Requirements ::
Leave out all pictures. Return exactly the lines from the top of the material through the line containing "(note) at (14,64)".

Source excerpt ::
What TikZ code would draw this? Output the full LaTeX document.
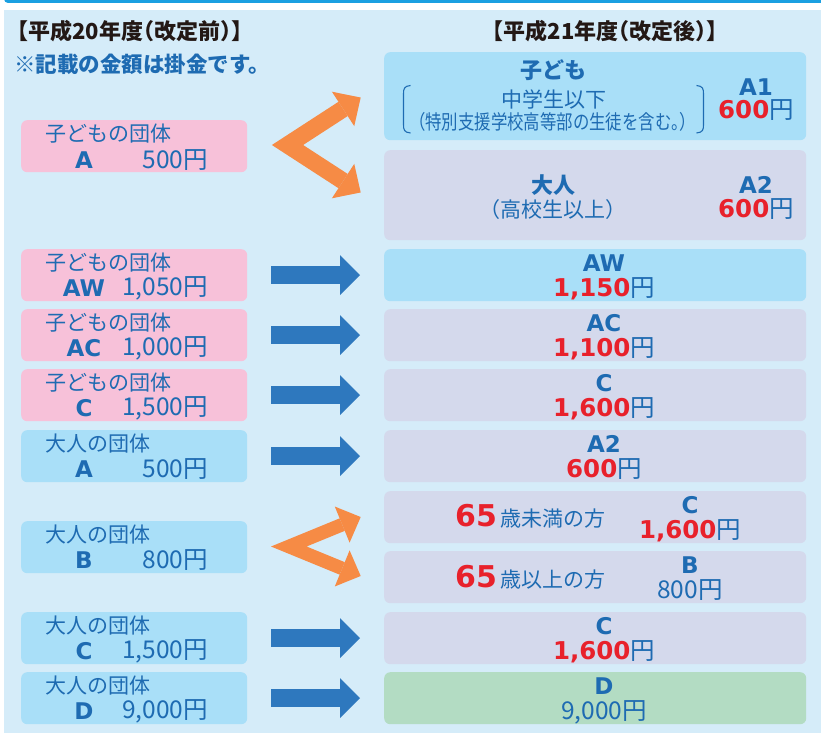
\documentclass[tikz,border=0pt]{standalone}
\usepackage{fontspec}
\usetikzlibrary{arrows.meta}
\setmainfont{Noto Sans CJK JP}
\newfontfamily\jph[CharacterWidth=AlternateHalf]{Noto Sans CJK JP}
\newfontfamily\jpcond[FakeStretch=0.82,CharacterWidth=AlternateHalf]{Noto Sans CJK JP}
\newfontfamily\latb{DejaVu Sans}
\definecolor{bgc}{HTML}{D5ECF9}
\definecolor{topc}{HTML}{1BA0E1}
\definecolor{pinkc}{HTML}{F7C1D9}
\definecolor{lbluec}{HTML}{A9DFF8}
\definecolor{lavc}{HTML}{D4D9EC}
\definecolor{greenc}{HTML}{B3DCC3}
\definecolor{txtc}{HTML}{1E6BB2}
\definecolor{redc}{HTML}{E8212B}
\definecolor{orc}{HTML}{F68B45}
\definecolor{arrc}{HTML}{2E78BE}
\definecolor{hdc}{HTML}{231815}
\newcommand\rnum[1]{{\color{redc}\latb\bfseries #1}}
\begin{document}
\begin{tikzpicture}[x=1pt,y=-1pt,
  box/.style={rounded corners=6pt, minimum height=52pt, inner sep=0pt, anchor=north west},
  lbox/.style={box, minimum width=226pt},
  rbox/.style={box, minimum width=422pt},
  txt/.style={inner sep=0pt, text=txtc},
  grp/.style={txt, anchor=west, font=\fontsize{21}{21}\selectfont},
  lab/.style={txt, font=\latb\bfseries\fontsize{23}{23}\selectfont},
  price/.style={txt, font=\fontsize{24.5}{24.5}\selectfont},
  bigj/.style={txt, font=\bfseries\fontsize{22}{22}\selectfont},
  midj/.style={txt, font=\jph\fontsize{21}{21}\selectfont},
  hdr/.style={inner sep=0pt, text=hdc, font=\jph\bfseries\fontsize{22}{22}\selectfont},
  blarrow/.style={draw=arrc, line width=18pt, shorten <=24pt, shorten >=24pt,
    -{Triangle[length=20pt,width=40pt,line width=0pt]}},
  chev/.style={draw=orc, line join=miter},
  brk/.style={draw=txtc, line width=1.1pt}
]
\useasboundingbox (0,0) rectangle (821,733);
\fill[bgc] (4,10) rectangle (821,733);
\fill[topc, rounded corners=4pt] (4,-12) rectangle (840,3);

% headers
\node[hdr] (h1) at (130,31) {【平成20年度（改定前）】};
\node[hdr] (h2) at (605,31) {【平成21年度（改定後）】};
\node[txt, anchor=west, font=\bfseries\fontsize{21.5}{21.5}\selectfont] (note) at (14,64) {※記載の金額は掛金です。};

% left boxes
\node[lbox, fill=pinkc] (l1) at (21,120) {};
\node[lbox, fill=pinkc] (l2) at (21,249) {};
\node[lbox, fill=pinkc] (l3) at (21,309) {};
\node[lbox, fill=pinkc] (l4) at (21,369) {};
\node[lbox, fill=lbluec] (l5) at (21,430) {};
\node[lbox, fill=lbluec] (l6) at (21,521) {};
\node[lbox, fill=lbluec] (l7) at (21,612) {};
\node[lbox, fill=lbluec] (l8) at (21,672) {};

\node[grp] (l1g) at (45,134) {子どもの団体};
\node[lab] (l1l) at (84,160) {A};
\node[price, anchor=east] (l1p) at (208,160) {500円};
\node[grp] (l2g) at (45,263) {子どもの団体};
\node[lab] (l2l) at (84,288) {AW};
\node[price, anchor=east] (l2p) at (208,288) {1,050円};
\node[grp] (l3g) at (45,323) {子どもの団体};
\node[lab] (l3l) at (84,348) {AC};
\node[price, anchor=east] (l3p) at (208,348) {1,000円};
\node[grp] (l4g) at (45,383) {子どもの団体};
\node[lab] (l4l) at (84,408) {C};
\node[price, anchor=east] (l4p) at (208,408) {1,500円};
\node[grp] (l5g) at (45,444) {大人の団体};
\node[lab] (l5l) at (84,469) {A};
\node[price, anchor=east] (l5p) at (208,469) {500円};
\node[grp] (l6g) at (45,535) {大人の団体};
\node[lab] (l6l) at (84,560) {B};
\node[price, anchor=east] (l6p) at (208,560) {800円};
\node[grp] (l7g) at (45,626) {大人の団体};
\node[lab] (l7l) at (84,651) {C};
\node[price, anchor=east] (l7p) at (208,651) {1,500円};
\node[grp] (l8g) at (45,686) {大人の団体};
\node[lab] (l8l) at (84,711) {D};
\node[price, anchor=east] (l8p) at (208,711) {9,000円};

% right boxes
\node[rbox, fill=lbluec, minimum height=88pt] (r1) at (384,52) {};
\node[rbox, fill=lavc, minimum height=90pt] (r2) at (384,150) {};
\node[rbox, fill=lbluec] (r3) at (384,249) {};
\node[rbox, fill=lavc] (r4) at (384,309) {};
\node[rbox, fill=lavc] (r5) at (384,369) {};
\node[rbox, fill=lavc] (r6) at (384,430) {};
\node[rbox, fill=lavc] (r7) at (384,491) {};
\node[rbox, fill=lavc] (r8) at (384,551) {};
\node[rbox, fill=lavc] (r9) at (384,612) {};
\node[rbox, fill=greenc] (r10) at (384,672) {};

% r1
\node[bigj] (r1a) at (553,70) {子ども};
\node[midj] (r1b) at (554,99) {中学生以下};
\node[txt, font=\jpcond\fontsize{20}{20}\selectfont] (r1c) at (552.5,122) {（特別支援学校高等部の生徒を含む。）};
\draw[brk] (410.5,85.5) .. controls (404,86) and (403.5,89) .. (403.5,94) -- (403.5,124.5) .. controls (403.5,129.5) and (404,132.5) .. (410.5,133);
\draw[brk] (696.5,85.5) .. controls (703,86) and (703.5,89) .. (703.5,94) -- (703.5,124.5) .. controls (703.5,129.5) and (703,132.5) .. (696.5,133);
\node[lab] (r1l) at (756,87) {A1};
\node[price] (r1p) at (756,110) {\rnum{600}円};
% r2
\node[bigj] (r2a) at (553,185.5) {大人};
\node[midj] (r2b) at (552.5,209.5) {（高校生以上）};
\node[lab] (r2l) at (756,184.5) {A2};
\node[price] (r2p) at (756,209) {\rnum{600}円};
% singles
\node[lab] (r3l) at (604,263) {AW};
\node[price] (r3p) at (604,288.5) {\rnum{1,150}円};
\node[lab] (r4l) at (604,323) {AC};
\node[price] (r4p) at (604,348.5) {\rnum{1,100}円};
\node[lab] (r5l) at (604,383) {C};
\node[price] (r5p) at (604,408.5) {\rnum{1,600}円};
\node[lab] (r6l) at (604,444) {A2};
\node[price] (r6p) at (604,469.5) {\rnum{600}円};
\node[lab] (r9l) at (604,626) {C};
\node[price] (r9p) at (604,651.5) {\rnum{1,600}円};
\node[lab] (r10l) at (604,686) {D};
\node[price] (r10p) at (604,712.5) {9,000円};
% 65 rows
\node[txt, anchor=base west] (r7a) at (455,526) {\rnum{\fontsize{30}{30}\selectfont 65}\hspace{4pt}\fontsize{21}{21}\selectfont 歳未満の方};
\node[lab] (r7l) at (690,505.5) {C};
\node[price] (r7p) at (690,530.5) {\rnum{1,600}円};
\node[txt, anchor=base west] (r8a) at (455,587) {\rnum{\fontsize{30}{30}\selectfont 65}\hspace{4pt}\fontsize{21}{21}\selectfont 歳以上の方};
\node[lab] (r8l) at (690,565) {B};
\node[price] (r8p) at (690,590.5) {800円};

% blue arrows
\draw[blarrow] (l2.east) -- (r3.west);
\draw[blarrow] (l3.east) -- (r4.west);
\draw[blarrow] (l4.east) -- (r5.west);
\draw[blarrow] (l5.east) -- (r6.west);
\draw[blarrow] (l7.east) -- (r9.west);
\draw[blarrow] (l8.east) -- (r10.west);

% orange chevrons
\coordinate (c1v) at (287.5,145);
\coordinate (c1u) at (360.7,97.5);
\coordinate (c1d) at (360.7,192.5);
\draw[chev, line width=17pt, {Triangle[length=21pt,width=41pt,line width=0pt]}-{Triangle[length=21pt,width=41pt,line width=0pt]}] (c1u) -- (c1v) -- (c1d);
\coordinate (c2v) at (288.8,546.5);
\coordinate (c2u) at (360.7,517);
\coordinate (c2d) at (360.7,576);
\draw[chev, line width=13.5pt, {Triangle[length=20pt,width=39pt,line width=0pt]}-{Triangle[length=20pt,width=39pt,line width=0pt]}] (c2u) -- (c2v) -- (c2d);
\end{tikzpicture}
\end{document}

Answer below ::
What TikZ code would draw this? Output the full LaTeX document.
\documentclass[tikz,border=0pt]{standalone}
\usepackage{fontspec}
\usetikzlibrary{arrows.meta}
\setmainfont{Noto Sans CJK JP}
\newfontfamily\jph[CharacterWidth=AlternateHalf]{Noto Sans CJK JP}
\newfontfamily\jpcond[FakeStretch=0.82,CharacterWidth=AlternateHalf]{Noto Sans CJK JP}
\newfontfamily\latb{DejaVu Sans}
\definecolor{bgc}{HTML}{D5ECF9}
\definecolor{topc}{HTML}{1BA0E1}
\definecolor{pinkc}{HTML}{F7C1D9}
\definecolor{lbluec}{HTML}{A9DFF8}
\definecolor{lavc}{HTML}{D4D9EC}
\definecolor{greenc}{HTML}{B3DCC3}
\definecolor{txtc}{HTML}{1E6BB2}
\definecolor{redc}{HTML}{E8212B}
\definecolor{orc}{HTML}{F68B45}
\definecolor{arrc}{HTML}{2E78BE}
\definecolor{hdc}{HTML}{231815}
\newcommand\rnum[1]{{\color{redc}\latb\bfseries #1}}
\begin{document}
\begin{tikzpicture}[x=1pt,y=-1pt,
  box/.style={rounded corners=6pt, minimum height=52pt, inner sep=0pt, anchor=north west},
  lbox/.style={box, minimum width=226pt},
  rbox/.style={box, minimum width=422pt},
  txt/.style={inner sep=0pt, text=txtc},
  grp/.style={txt, anchor=west, font=\fontsize{21}{21}\selectfont},
  lab/.style={txt, font=\latb\bfseries\fontsize{23}{23}\selectfont},
  price/.style={txt, font=\fontsize{24.5}{24.5}\selectfont},
  bigj/.style={txt, font=\bfseries\fontsize{22}{22}\selectfont},
  midj/.style={txt, font=\jph\fontsize{21}{21}\selectfont},
  hdr/.style={inner sep=0pt, text=hdc, font=\jph\bfseries\fontsize{22}{22}\selectfont},
  blarrow/.style={draw=arrc, line width=18pt, shorten <=24pt, shorten >=24pt,
    -{Triangle[length=20pt,width=40pt,line width=0pt]}},
  chev/.style={draw=orc, line join=miter},
  brk/.style={draw=txtc, line width=1.1pt}
]
\useasboundingbox (0,0) rectangle (821,733);
\fill[bgc] (4,10) rectangle (821,733);
\fill[topc, rounded corners=4pt] (4,-12) rectangle (840,3);

% headers
\node[hdr] (h1) at (130,31) {【平成20年度（改定前）】};
\node[hdr] (h2) at (605,31) {【平成21年度（改定後）】};
\node[txt, anchor=west, font=\bfseries\fontsize{21.5}{21.5}\selectfont] (note) at (14,64) {※記載の金額は掛金です。};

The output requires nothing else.